◆ Stated exercise ◆
Do not copy the pictures; transcribe all other material exactly.
--------
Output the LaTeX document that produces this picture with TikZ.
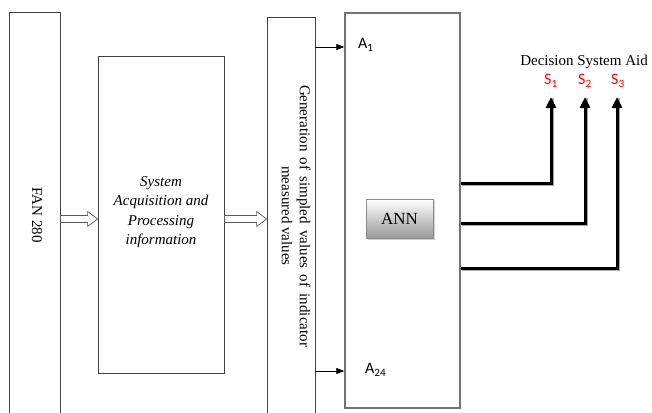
\documentclass[tikz,border=0pt]{standalone}
\usepackage{fontspec}
\setmainfont{Liberation Serif}
\newfontfamily\calib{Carlito}
\usetikzlibrary{arrows.meta,shadows,calc}
\tikzset{
  box/.style={draw=black!75, line width=0.8pt, inner sep=0pt, fill=white},
  bigbox/.style={draw=black!55, line width=1.4pt, inner sep=0pt, fill=white},
  hollow/.style={draw=black!65, line width=0.7pt, fill=white, line join=miter},
  thinarrow/.style={draw=black, line width=0.8pt, -{Triangle[length=8pt,width=6pt]}},
  thickarrow/.style={draw=black, line width=3pt, line join=miter,
     -{Triangle[length=11pt,width=10pt]},
     preaction={draw=black!35, line width=3pt, -, transform canvas={shift={(1pt,-1pt)}}}},
  btn/.style={draw=black!45, line width=0.6pt, top color=white, bottom color=black!40,
     drop shadow={shadow xshift=1.5pt, shadow yshift=-1.5pt, opacity=0.35}},
  serif15/.style={font=\fontsize{15}{18}\selectfont},
  albl/.style={font=\calib\fontsize{16}{18}\selectfont, inner sep=1pt},
  slbl/.style={font=\calib\fontsize{16}{18}\selectfont, text=red, inner sep=1pt}
}
\newcommand\hollowarrow[2]{%
  \draw[hollow] let \p1=(#1), \p2=(#2) in
    (\x1,\y1+3.5pt) -- (\x2-10pt,\y1+3.5pt) -- (\x2-10pt,\y1+7.5pt) -- (\x2,\y1)
    -- (\x2-10pt,\y1-7.5pt) -- (\x2-10pt,\y1-3.5pt) -- (\x1,\y1-3.5pt) -- cycle;}
\begin{document}
\begin{tikzpicture}[x=1pt,y=-1pt]
\useasboundingbox (0,0) rectangle (652,412);
\clip (0,0) rectangle (652,412);

% FAN box
\node[box, minimum width=51pt, minimum height=430pt] (fan) at (34.5,227) {};
\node[serif15, rotate=-90] (fantext) at (37,215) {FAN 280};

% Acquisition box
\node[box, minimum width=126pt, minimum height=317pt] (acq) at (161,214.5) {};
\node[align=center, font=\itshape\fontsize{15}{19.5}\selectfont] (acqtext) at (161,212)
      {System\\Acquisition and\\Processing\\information};

% Generation box
\node[box, minimum width=48pt, minimum height=430pt] (gen) at (291,232) {};
\node[rotate=-90, align=center, font=\fontsize{15}{18}\selectfont] (gentext) at (296,216)
  {\makebox[262pt][s]{Generation of simpled values of indicator}\\measured values};

% ANN big box
\node[bigbox, minimum width=115pt, minimum height=395pt] (annbox) at (402.5,210.5) {};
\node[btn, minimum width=67pt, minimum height=39pt, inner sep=0pt,
      font=\fontsize{17}{20}\selectfont] (ann) at (399.5,218.5) {ANN};

% Input labels
\node[albl, anchor=west] (a1) at (357,45) {A\textsubscript{1}};
\node[albl, anchor=west] (a24) at (364,370) {A\textsubscript{24}};

% Output labels
\node[serif15] (dsa) at (584,62) {Decision System Aid};
\node[slbl] (s1) at (551,81) {S\textsubscript{1}};
\node[slbl] (s2) at (585,81) {S\textsubscript{2}};
\node[slbl] (s3) at (618,81) {S\textsubscript{3}};
\coordinate (t1) at (551,97);
\coordinate (t2) at (585,97);
\coordinate (t3) at (617,97);

% Hollow arrows
\hollowarrow{fan.east |- 0,219}{acq.west |- 0,219}
\hollowarrow{acq.east |- 0,219}{gen.west |- 0,219}

% Thin input arrows
\draw[thinarrow] (gen.east |- 0,47) -- (annbox.west |- 0,47);
\draw[thinarrow] (gen.east |- 0,371) -- (annbox.west |- 0,371);

% Thick output connectors
\draw[thickarrow] (annbox.east |- 0,183) -| (t1);
\draw[thickarrow] (annbox.east |- 0,223) -| (t2);
\draw[thickarrow] (annbox.east |- 0,268) -| (t3);
\end{tikzpicture}
\end{document}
--------
◆ Answer to this problem ◆
Output the LaTeX document that produces this picture with TikZ.
\documentclass[tikz,border=0pt]{standalone}
\usepackage{fontspec}
\setmainfont{Liberation Serif}
\newfontfamily\calib{Carlito}
\usetikzlibrary{arrows.meta,shadows,calc}
\tikzset{
  box/.style={draw=black!75, line width=0.8pt, inner sep=0pt, fill=white},
  bigbox/.style={draw=black!55, line width=1.4pt, inner sep=0pt, fill=white},
  hollow/.style={draw=black!65, line width=0.7pt, fill=white, line join=miter},
  thinarrow/.style={draw=black, line width=0.8pt, -{Triangle[length=8pt,width=6pt]}},
  thickarrow/.style={draw=black, line width=3pt, line join=miter,
     -{Triangle[length=11pt,width=10pt]},
     preaction={draw=black!35, line width=3pt, -, transform canvas={shift={(1pt,-1pt)}}}},
  btn/.style={draw=black!45, line width=0.6pt, top color=white, bottom color=black!40,
     drop shadow={shadow xshift=1.5pt, shadow yshift=-1.5pt, opacity=0.35}},
  serif15/.style={font=\fontsize{15}{18}\selectfont},
  albl/.style={font=\calib\fontsize{16}{18}\selectfont, inner sep=1pt},
  slbl/.style={font=\calib\fontsize{16}{18}\selectfont, text=red, inner sep=1pt}
}
\newcommand\hollowarrow[2]{%
  \draw[hollow] let \p1=(#1), \p2=(#2) in
    (\x1,\y1+3.5pt) -- (\x2-10pt,\y1+3.5pt) -- (\x2-10pt,\y1+7.5pt) -- (\x2,\y1)
    -- (\x2-10pt,\y1-7.5pt) -- (\x2-10pt,\y1-3.5pt) -- (\x1,\y1-3.5pt) -- cycle;}
\begin{document}
\begin{tikzpicture}[x=1pt,y=-1pt]
\useasboundingbox (0,0) rectangle (652,412);
\clip (0,0) rectangle (652,412);

% FAN box
\node[box, minimum width=51pt, minimum height=430pt] (fan) at (34.5,227) {};
\node[serif15, rotate=-90] (fantext) at (37,215) {FAN 280};

% Acquisition box
\node[box, minimum width=126pt, minimum height=317pt] (acq) at (161,214.5) {};
\node[align=center, font=\itshape\fontsize{15}{19.5}\selectfont] (acqtext) at (161,212)
      {System\\Acquisition and\\Processing\\information};

% Generation box
\node[box, minimum width=48pt, minimum height=430pt] (gen) at (291,232) {};
\node[rotate=-90, align=center, font=\fontsize{15}{18}\selectfont] (gentext) at (296,216)
  {\makebox[262pt][s]{Generation of simpled values of indicator}\\measured values};

% ANN big box
\node[bigbox, minimum width=115pt, minimum height=395pt] (annbox) at (402.5,210.5) {};
\node[btn, minimum width=67pt, minimum height=39pt, inner sep=0pt,
      font=\fontsize{17}{20}\selectfont] (ann) at (399.5,218.5) {ANN};

% Input labels
\node[albl, anchor=west] (a1) at (357,45) {A\textsubscript{1}};
\node[albl, anchor=west] (a24) at (364,370) {A\textsubscript{24}};

% Output labels
\node[serif15] (dsa) at (584,62) {Decision System Aid};
\node[slbl] (s1) at (551,81) {S\textsubscript{1}};
\node[slbl] (s2) at (585,81) {S\textsubscript{2}};
\node[slbl] (s3) at (618,81) {S\textsubscript{3}};
\coordinate (t1) at (551,97);
\coordinate (t2) at (585,97);
\coordinate (t3) at (617,97);

% Hollow arrows
\hollowarrow{fan.east |- 0,219}{acq.west |- 0,219}
\hollowarrow{acq.east |- 0,219}{gen.west |- 0,219}

% Thin input arrows
\draw[thinarrow] (gen.east |- 0,47) -- (annbox.west |- 0,47);
\draw[thinarrow] (gen.east |- 0,371) -- (annbox.west |- 0,371);

% Thick output connectors
\draw[thickarrow] (annbox.east |- 0,183) -| (t1);
\draw[thickarrow] (annbox.east |- 0,223) -| (t2);
\draw[thickarrow] (annbox.east |- 0,268) -| (t3);
\end{tikzpicture}
\end{document}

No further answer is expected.